HOW DO YOU CHOOSE YOUR IDEAL IRON SHAFT WEIGHT?
Where do Ascending Mass shafts fit in?
Ascending mass shafts turn original shaft thinking from a few years ago on its head. The long iron shafts are lighter (where they used to be heavier) to help maximise speed and launch, while the shorter iron shafts are heavier to more closely match your wedges. Jason says: “You need to try them as they’re like Marmite; they can work for golfers who like the feel.”
How do I decide between graphite or steel?
Because graphite and steel iron shafts can now be made to similar weights, it generally comes down to dispersion. Graphite has more torque (twist) which can help some golfers square the face at impact.
If I use a light shaft in my driver, should I play lightweight iron shafts?
Not necessarily. It’s important to treat both driver and iron shafts as individuals. For instance, PGA Tour winner Gary Woodland has a 55g difference between his driver and iron shafts, whereas Matt Kuchar is closer to 30g. Never assume, go through the fitting process – data doesn’t lie.
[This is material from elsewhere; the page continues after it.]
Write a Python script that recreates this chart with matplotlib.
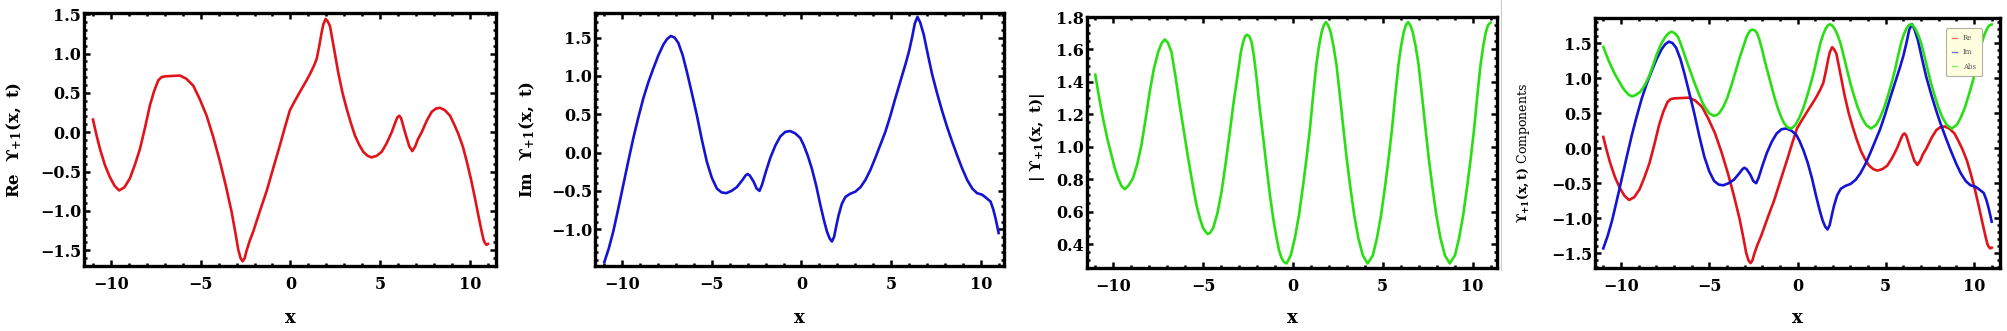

What should I do if I’m caught between regular and stiff flexes.
Macniven says: “Go for the softer flex because it’s easier to shift. Look at it like an engine – if you’re constantly driving on the red line, the engine is going to blow at some time. It’s the same for a golf swing. You don’t want to feel like you have to swing at 110% every time to get a decent result.”
As you age you lose club speed each year.
Golfers are getting older, and once you get over 60 you typically lose about 0.5mph of club speed per year. That’s without taking into account whether you’ve kept up your fitness or had injuries. So if you haven’t been fitted for five years you could easily have dropped 2.5mph of speed, which is hugely significant.